そのとき思ったのが、上の二冊の本でした。
確かに。
子供に健常に、勇敢に人生を楽しんでもらいたいなら、セーフガードを外す勇気も必要かもね。そして私も然り。

また長くなりました。
サウスバウンドはライト・ノベルでもあるので、疲れたときなどにお勧めです!

2 comments:

  1. 子供を呪縛するのでなく、解き放つ。すごく良い言葉ですね。夫にも言える気がします。こうなったらいいとか、自分の尺度でつい意見を押しつけてしまいそうになります。夫の強さを信じて相手を尊重しなければ。。。
    セーフガードのない斜面、緩やかに滑る、やっぱりスキーは楽しいかも。

    ReplyDelete
  2. それ、わかります!

    昔、直属ではなかったのですが、日本人上司とロンドンの現地スタッフについて軽口を交わしているときに、彼曰く、「でも、最近は悟った。彼らには彼らの『持ち味』があるんだから、って自分に言い聞かせるようにしたら、あまりムカッとこなくなった。」って。

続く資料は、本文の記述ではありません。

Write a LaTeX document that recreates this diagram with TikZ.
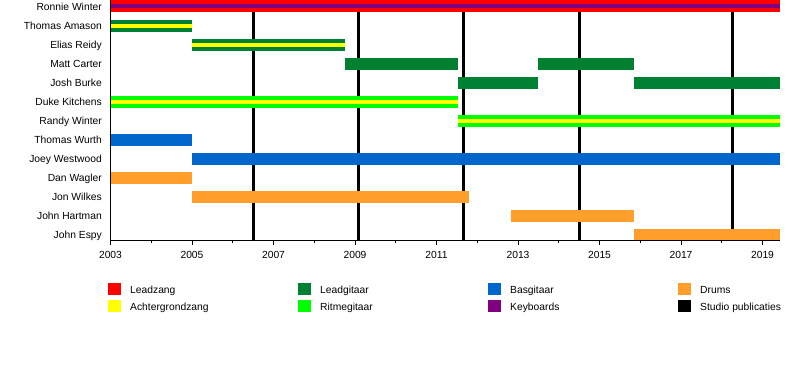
\documentclass[tikz,border=0pt]{standalone}
\usepackage{fontspec}
\setmainfont{Liberation Sans}
\definecolor{cLead}{HTML}{FF0000}
\definecolor{cBack}{HTML}{FFFF00}
\definecolor{cLG}{HTML}{008033}
\definecolor{cRG}{HTML}{00FF00}
\definecolor{cBas}{HTML}{0066CC}
\definecolor{cKey}{HTML}{800080}
\definecolor{cDrum}{HTML}{FF9E2A}
\newcommand\tbar[4]{\fill[#4] ({X(#2)},{R(#1)-6}) rectangle ({X(#3)},{R(#1)+6});}
\newcommand\sbar[5]{\tbar{#1}{#2}{#3}{#4}\fill[#5] ({X(#2)},{R(#1)-2}) rectangle ({X(#3)},{R(#1)+2});}
\begin{document}
\begin{tikzpicture}[x=1pt,y=-1pt,
  declare function={X(\t)=110.5+40.75*(\t-2003); R(\i)=6.5+19.05*\i;},
  txt/.style={font=\fontsize{10.3}{12}\selectfont, inner sep=0pt, text height=7.4pt, text depth=0pt},
  lbl/.style={txt, anchor=east},
  yrlbl/.style={txt, anchor=center},
  legtxt/.style={txt, anchor=west},
  legsq/.style={minimum width=13pt, minimum height=12pt, inner sep=0pt, draw=none},
  studio/.style={line width=3pt, black},
  axisline/.style={line width=1pt, black}]
\useasboundingbox (0,0) rectangle (800,390);
\fill[white] (0,0) rectangle (800,390);
% studio releases
\foreach \s [count=\k] in {2006.52,2009.08,2011.66,2014.5,2018.26}{
  \coordinate (st\k a) at ({X(\s)},0);
  \coordinate (st\k b) at ({X(\s)},240);
  \draw[studio] (st\k a) -- (st\k b);
}
% bars
\sbar{0}{2003}{2019.43}{cLead}{cKey}
\sbar{1}{2003}{2005}{cLG}{cBack}
\sbar{2}{2005}{2008.75}{cLG}{cBack}
\tbar{3}{2008.75}{2011.52}{cLG}
\tbar{3}{2013.5}{2015.85}{cLG}
\tbar{4}{2011.52}{2013.5}{cLG}
\tbar{4}{2015.85}{2019.43}{cLG}
\sbar{5}{2003}{2011.52}{cRG}{cBack}
\sbar{6}{2011.52}{2019.43}{cRG}{cBack}
\tbar{7}{2003}{2005}{cBas}
\tbar{8}{2005}{2019.43}{cBas}
\tbar{9}{2003}{2005}{cDrum}
\tbar{10}{2005}{2011.8}{cDrum}
\tbar{11}{2012.83}{2015.85}{cDrum}
\tbar{12}{2015.85}{2019.43}{cDrum}
% names
\foreach \n [count=\i from 0] in {Ronnie Winter,Thomas Amason,Elias Reidy,Matt Carter,Josh Burke,Duke Kitchens,Randy Winter,Thomas Wurth,Joey Westwood,Dan Wagler,Jon Wilkes,John Hartman,John Espy}{
  \node[lbl] (nm\i) at (102,{R(\i)}) {\n};
}
% axes
\coordinate (ax0) at ({X(2003)},0);
\coordinate (ax1) at ({X(2003)},240);
\coordinate (ax2) at ({X(2019.43)},240);
\draw[axisline] (ax0) -- (ax1) -- (ax2);
\foreach \y in {2003,2005,...,2019}{
  \draw[axisline] ({X(\y)},240) -- ({X(\y)},245);
  \node[yrlbl] (yr\y) at ({X(\y)},255) {\y};
}
\foreach \y in {2004,2006,...,2018}{
  \draw[line width=0.6pt] ({X(\y)},240) -- ({X(\y)},243);
}
% legend
\foreach \c/\t/\x/\r [count=\k] in {cLead/Leadzang/108/0,cBack/Achtergrondzang/108/1,cLG/Leadgitaar/298/0,cRG/Ritmegitaar/298/1,cBas/Basgitaar/488/0,cKey/Keyboards/488/1,cDrum/Drums/678/0,black/Studio publicaties/678/1}{
  \node[legsq, fill=\c] (lsq\k) at ({\x+6.5},{288.5+17*\r}) {};
  \node[legtxt] (ltx\k) at ({\x+22},{290+16.5*\r}) {\t};
}
\end{tikzpicture}
\end{document}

    私も夫に、「あぁ、じれったい」とか、「もっと押せばいいのに」と思うことありますが、そういう時は、「彼の持ち味だし、それをひっくるめて好きになったんだから」、って、耳を餃子に、目にはアイマスクして、こらえるようにしています。

    日本はスキー場が不人気で閉鎖というニュースを聞きました。ってことは空いているのかな?あとは、ゲレンデで音楽流すのやめてくれたら、日本のスキー場も素敵ですよね。